You know how in movies, people spit out their drink when they hear something really funny? I’ve never seen that happen in real life, and thought it was more of a myth--an overdramatization--until today. I not only witnessed it... I CAUSED it!

I met some friends for brunch. Three of us ordered mimosas, but Krista, who’s pregnant, stuck with herbal tea. She and her husband, John, were sitting across the table from Lindsey and me. Lindsey, 26, has a naive fascination with pregnancy. Meanwhile, it’s been ten years since I gave birth, so a lot of memories were resurfacing as we chit-chatted about all Krista has to look forward to.

Krista took a wistful sip of John’s mimosa, prompting Lindsey to ask about the general consensus among the medical community regarding the danger of alcohol consumption while pregnant.

Well, it depends... but really, a half-glass of wine never hurt anybody. Any Frenchman (or woman) will tell you that.

Of course, every woman is different. Melany is due with Child No. 2 next month, and has to use quite a bit of self-restraint not to glug down a pint of beer whenever she feels the urge, whereas I myself remember having a natural disinclination for alcohol while pregnant.

After giving birth, however, my affinity for wine returned without delay. My infant child wasn’t so keen on alcoholic breastmilk, though. I’ve heard that a little wine-laced breastmilk helps some babies fall asleep, but it only agitated mine. So whenever I knew I was going to have a drink, I’d pump some milk beforehand, feed my baby the good stuff out of a bottle at bedtime, then pump out the wine-tainted milk to dump down the sink.

Except that on an emotional level, it’s very, very hard to see your own milk poured down the drain. I mean, I MADE that. And it’s a damn shame to see all my body’s hard work going to waste. Surely it can be put to some good use.

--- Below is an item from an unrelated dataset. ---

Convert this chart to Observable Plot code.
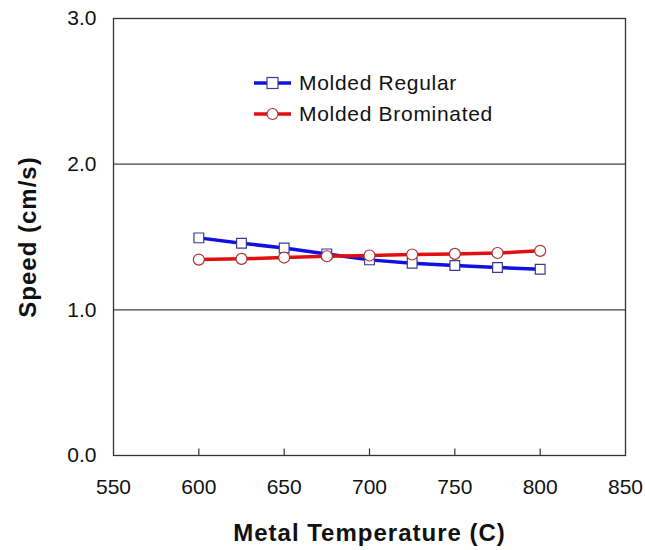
<!DOCTYPE html>
<html><head><meta charset="utf-8">
<script src="https://cdn.jsdelivr.net/npm/d3@7"></script>
<script src="https://cdn.jsdelivr.net/npm/@observablehq/plot@0.6"></script>
<style>
body{margin:0;background:#fff;font-family:"Liberation Sans",Arial,sans-serif;}
#wrap{position:relative;width:645px;height:550px;}
#legend{position:absolute;left:254px;top:67px;font-size:21px;letter-spacing:0.7px;color:#111;}
#legend .row{display:flex;align-items:center;height:31px;}
#legend svg{margin-right:8px;}
</style></head>
<body><div id="wrap"><div id="chart"></div><div id="legend"></div></div>
<script>
const temps = [600, 625, 650, 675, 700, 725, 750, 775, 800];
const regular = [1.494, 1.457, 1.425, 1.384, 1.343, 1.32, 1.304, 1.29, 1.279];
const brominated = [1.345, 1.35, 1.359, 1.368, 1.373, 1.38, 1.384, 1.39, 1.405];
const seriesNames = ["Molded Regular", "Molded Brominated"];
const xTicks = [550, 600, 650, 700, 750, 800, 850];
const yTicks = [0, 1, 2, 3];
const gridValues = [1, 2];

const colors = {"Molded Regular": "#1010e0", "Molded Brominated": "#e01010"};
const data = [];
temps.forEach((t, i) => {
  data.push({t, v: regular[i], s: seriesNames[0]});
  data.push({t, v: brominated[i], s: seriesNames[1]});
});
const reg = data.filter(d => d.s === seriesNames[0]);
const bro = data.filter(d => d.s === seriesNames[1]);

const chart = Plot.plot({
  width: 645, height: 550,
  marginLeft: 113, marginRight: 20, marginTop: 18, marginBottom: 95,
  style: {fontFamily: "Liberation Sans, Arial, sans-serif", fontSize: "21px", color: "#111", background: "#fff"},
  x: {domain: [550, 850]},
  y: {domain: [0, 3]},
  marks: [
    Plot.ruleY(gridValues, {stroke: "#444", strokeWidth: 1.2}),
    Plot.ruleX(xTicks.slice(1, -1), {y1: 0, y2: 0.045, stroke: "#333", strokeWidth: 1.2}),
    Plot.frame({stroke: "#333", strokeWidth: 1.3}),
    Plot.axisY({ticks: yTicks, tickSize: 0, tickPadding: 17, tickFormat: d3.format(".1f"), fontSize: 21, label: null}),
    Plot.axisX({ticks: xTicks, tickSize: 0, tickPadding: 24, tickFormat: d => String(d), fontSize: 21, label: null}),
    Plot.line(reg, {x: "t", y: "v", stroke: colors[seriesNames[0]], strokeWidth: 3.5}),
    Plot.line(bro, {x: "t", y: "v", stroke: colors[seriesNames[1]], strokeWidth: 3.5}),
    Plot.dot(reg, {x: "t", y: "v", symbol: "square", r: 5.5, fill: "white", stroke: "#3a3a9a", strokeWidth: 1.2}),
    Plot.dot(bro, {x: "t", y: "v", symbol: "circle", r: 5.5, fill: "white", stroke: "#b03030", strokeWidth: 1.2}),
    Plot.text(["Metal Temperature (C)"], {frameAnchor: "bottom", lineAnchor: "middle", dy: 78, fontSize: 24, fontWeight: "bold", fill: "#111", style: {letterSpacing: "1px"}}),
    Plot.text(["Speed (cm/s)"], {frameAnchor: "left", textAnchor: "middle", lineAnchor: "middle", dx: -85, rotate: -90, fontSize: 24, fontWeight: "bold", fill: "#111"})
  ]
});
document.getElementById("chart").appendChild(chart);
chart.querySelectorAll("text").forEach(t => {
  if (t.textContent === "Metal Temperature (C)" || t.textContent === "Speed (cm/s)") t.style.letterSpacing = "1px";
});

const legend = document.getElementById("legend");
seriesNames.forEach((name, i) => {
  const row = document.createElement("div");
  row.className = "row";
  const c = colors[name];
  const sym = i === 0
    ? `<rect x="13" y="5.5" width="11" height="11" fill="white" stroke="#3a3a9a" stroke-width="1.2"/>`
    : `<circle cx="18.5" cy="11" r="5.5" fill="white" stroke="#b03030" stroke-width="1.2"/>`;
  row.innerHTML = `<svg width="37" height="22"><line x1="0" y1="11" x2="37" y2="11" stroke="${c}" stroke-width="3.5"/>${sym}</svg><span>${name}</span>`;
  legend.appendChild(row);
});
</script></body></html>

I don’t remember where I first heard about it, but somebody somewhere mentioned using leftover breastmilk for basic cooking recipes; it’s a little bit sweeter, and has kind of a funny aftertaste, but there’s not technically anything wrong with it. If you think about it, it makes more sense than consuming something meant for a baby cow.

So one Saturday morning, rather than dumping out my winey breastmilk, I used it to make pancakes. I was going to tell my husband before I fed them to him, but just before breakfast, he’d said something that pissed me off....

Pbbbttthhhtttt!!!!!
....sputtered Krista, spewing her tea ALL OVER THE TABLE.

It was one of the most hysterical things I’ve ever seen. She was beside herself, choking and laughing at my story, while I had tears rolling down my face at the splatters of her tea all over my quiche.

That right there was some funny shit.